ISLAMABAD: In a significant development in the growing field of telecom tower infrastructure in Pakistan, local company TPL Properties has formed a consortium with a UAE-based mobile telecom tower operator, TASC Towers, according to a notification to the PSX filed on September 20.
Profit has learnt that TPL, through its wholly-owned subsidiary TPL REIT Management Company Limited (RMC), has formed the consortium to participate in the auction of a Telecom Tower Infrastructure Company, details of which were not shared.
TPL RMC was founded in 2019 to manage real estate investment funds that, according to the official website, “capitalises on sustainable real estate development and management expertise of its parent company.”
On the other hand, founded in 2003, TASC Towers is an independent tower operating company focusing on developing markets. As per the company’s official Linkedin page, “TASC Towers’ current business focus is on acquiring portfolios of telecom towers from mobile operators and leasing them back to these operators on a long-term basis, investing equity or debt capital to accelerate a tower operator’s growth prospects for example on acquisition-related projects, potentially ahead of an IPO and investing equity in tower operators mandated on build-to-suit programmes.”
Earlier this year, leading Saudi infrastructure company TAWAL initiated the acquisition of AWAL Telecom Private Limited, an independent passive telecommunications tower provider company, founded in Islamabad.
What is Tower-sharing?
The emergence of specialist network tower-sharing companies, all marketed through a portfolio of properties on which they rented space to multiple telco operators, is a result of mobile operators relaxing their grip on their network infrastructure via ad hoc arrangements by operators to sublet space on their sites.
Pakistan has been late to catch up with this trend. Initially, when the local telecom market opened up to foreign players in the early 2000s, the focus of all Mobile Network Operators (MNO) was to build infrastructure and compete on coverage. Therefore, a lot of initial investment went into building tower sites and purchasing equipment.
“When we were building most of our sites back in the 2004-2008 period, there were no tower sharing companies. Therefore, we had to build our own infrastructure but now we are sharing and we are sharing quite substantial numbers,” CEO of Telenor told Profit.
However, as the market evolved, focus shifted towards services and other offerings which require MNOs to free up capital (asset light balance sheet approach) to route it into segments that have better Return on Investment (ROI).

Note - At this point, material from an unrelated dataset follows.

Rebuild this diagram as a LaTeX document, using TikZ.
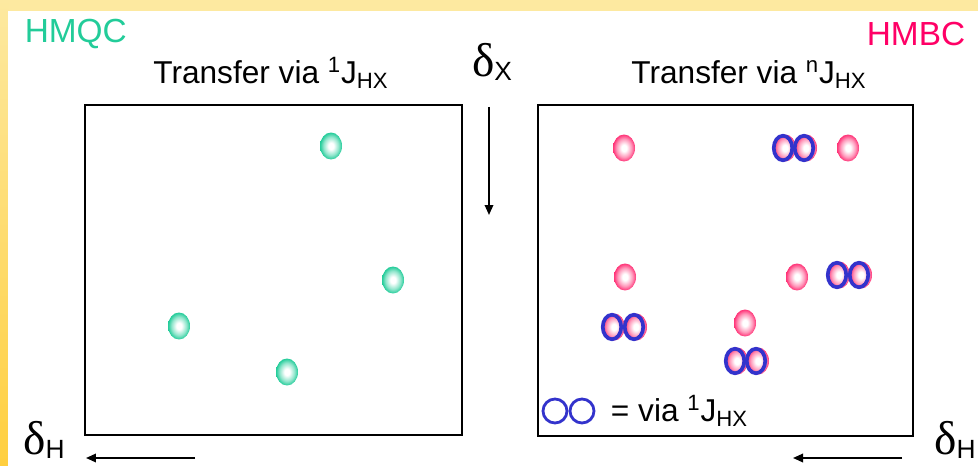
\documentclass[tikz,border=0pt]{standalone}
\usepackage{fontspec}
\setmainfont{Liberation Sans}
\newfontfamily\greekfont{Liberation Serif}
\usetikzlibrary{arrows.meta, positioning, shapes.geometric}
\definecolor{cgreen}{HTML}{22CC99}
\definecolor{cpink}{HTML}{FF0066}
\definecolor{cspot}{HTML}{FF3377}
\definecolor{cblue}{HTML}{3333CC}
\definecolor{cpale}{HTML}{FDE9A0}
\definecolor{cgold}{HTML}{FFCF3F}
\pgfdeclareradialshading{greenball}{\pgfpoint{0bp}{0bp}}{color(0bp)=(white); color(6bp)=(white); color(17bp)=(cgreen!50); color(25bp)=(cgreen); color(50bp)=(cgreen)}
\pgfdeclareradialshading{pinkball}{\pgfpoint{0bp}{0bp}}{color(0bp)=(white); color(6bp)=(white); color(17bp)=(cspot!50); color(25bp)=(cspot); color(50bp)=(cspot)}
\newcommand{\dshift}[1]{{\greekfont\fontsize{27}{30}\selectfont δ}\raisebox{-0.5ex}{\fontsize{15}{17}\selectfont #1}}
\newcommand{\coupling}[1]{\textsuperscript{#1}J\textsubscript{HX}}
\tikzset{
  every picture/.style={line width=1.1pt},
  frame/.style={draw=black, line width=1.3pt},
  axis/.style={-{Triangle[length=2mm, width=1.7mm]}, draw=black, line width=1pt},
  heading/.style={font=\fontsize{19}{22}\selectfont, text=#1},
  title/.style={font=\fontsize{18}{21}\selectfont, inner sep=0pt},
  spot/.style={ellipse, minimum width=0.44cm, minimum height=0.54cm, inner sep=0pt, shading=#1, shade},
  ring/.style={ellipse, draw=cblue, line width=2.1pt, minimum width=0.37cm, minimum height=0.49cm, inner sep=0pt},
}

\begin{document}
\begin{tikzpicture}[x=0.02cm, y=-0.02cm]
  \useasboundingbox (0,0) rectangle (978,466);
  % page: pale strips on top and left
  \fill[cpale] (0,0) rectangle (978,11);
  \shade[top color=cpale, bottom color=cgold] (0,0) rectangle (8,466);
  \fill[white] (8,11) rectangle (978,466);
  % the two spectra
  \draw[frame] (85,105) rectangle (462,435);
  \draw[frame] (538,105) rectangle (913,436);
  \node[heading=cgreen, anchor=west] (hmqc) at (18,34) {HMQC};
  \node[heading=cpink, anchor=east] (hmbc) at (972,34) {HMBC};
  \node[title, anchor=base] (tone) at (271,84) {Transfer via \coupling{1}};
  \node[title, anchor=base] (tmany) at (749,84) {Transfer via \coupling{n}};
  % shift axes
  \node[inner sep=0pt] (dx) at (492,62) {\dshift{X}};
  \node[inner sep=0pt] (dhl) at (44,440) {\dshift{H}};
  \node[inner sep=0pt] (dhr) at (955,440) {\dshift{H}};
  \coordinate (xtop) at (489,107);
  \coordinate (xbot) at (489,215);
  \coordinate (hl0) at (195,458);
  \coordinate (hl1) at (86,458);
  \coordinate (hr0) at (902,458);
  \coordinate (hr1) at (793,458);
  \draw[axis] (xtop) -- (xbot);
  \draw[axis] (hl0) -- (hl1);
  \draw[axis] (hr0) -- (hr1);
  % one-bond peaks
  \foreach \px/\py [count=\i] in {331/146, 393/280, 179/326, 287/372}
    \node[spot=greenball] (g\i) at (\px,\py) {};
  % long-range peaks
  \foreach \px/\py [count=\i] in {624/148, 848/148, 625/277, 797/277, 745/323}
    \node[spot=pinkball] (p\i) at (\px,\py) {};
  \foreach \px/\py [count=\i] in {783/148, 804/148, 837/275, 859/275, 612/327, 634/327, 735/361, 756/361} {
    \node[spot=pinkball] (d\i) at (\px+2,\py) {};
    \node[ring] (r\i) at (\px,\py) {};
  }
  % legend
  \node[ring, minimum width=0.48cm, minimum height=0.48cm, line width=1.6pt] (lone) at (555,411) {};
  \node[ring, minimum width=0.48cm, minimum height=0.48cm, line width=1.6pt] (ltwo) at (582,411) {};
  \node[title, anchor=west] (legend) at (610,411) {= via \coupling{1}};
\end{tikzpicture}
\end{document}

While talking to Profit earlier this year, an official representative of Jazz commented that Jazz supports passive and active sharing as it reduces CAPEX and OPEX costs incurred by the business, allowing the company to provide quality services specifically to unserved areas. “The current regulatory framework entails passive sharing, and we hope to have an update on active and spectrum sharing in the near future to optimise network spend, open secondary markets, and create innovative network expansion opportunities.”
Meanwhile, research by TowerXchange shows that Pakistan has an estimated 36,187 towers serving four MNOs with 189 million subscribers, while an estimated 30,000 to 40,000 additional towers will be required over the next five years.”
The research further stated that of the 36,1687 towers, 10,000 operate as co-location that means they serve multiple MNOs.
Note: The current number of sites might differ from the infographic as the figures above were compiled at an earlier date. (e.g Jazz in its recent communication to NEPRA claimed that it has 14,558 towers. While sources tell Profit that Enfrashare owns more than 2900 tower sites)
The largest tower holding company in the country is Jazz, which created a special purpose vehicle, Deodar, and transferred ownership of all its tower sites to the company. The aim behind this move is to ultimately sell off all tower sites as an incorporated company when a suitable bid arrives.
Source: Deodar Financial Statement
Enfrashare (Private) Limited, the country’s largest independent third-party tower operator, was incorporated in 2018. In April 2019, the operator entered into separate purchase agreements with Jazz and Deodar for the purchase of 1,596 towers. The total consideration for the company in respect of the aforesaid contracts was proposed to be Rs1,203 million which was later adjusted for a change in the number of sites transferred.
Tower companies like Enfrashare provide passive infrastructure to its customers i.e. mobile operators which can be used by cellular mobile operators to provide services to their own customers.
In order to provide this service, tower operators incur various costs including site rental, authority rentals, site security, site maintenance, energy cost, operations staff cost, capex on site etc. Therefore, to cover costs and earn profits, Tower companies charge mobile operators for services under respective contracts.
Here we may note an example of asset light strategy used by the Indian telecom market. As per EY’s report, from evolution to revolution, India has 83 per cent sites with shared infrastructure, only second to China’s 100 per cent.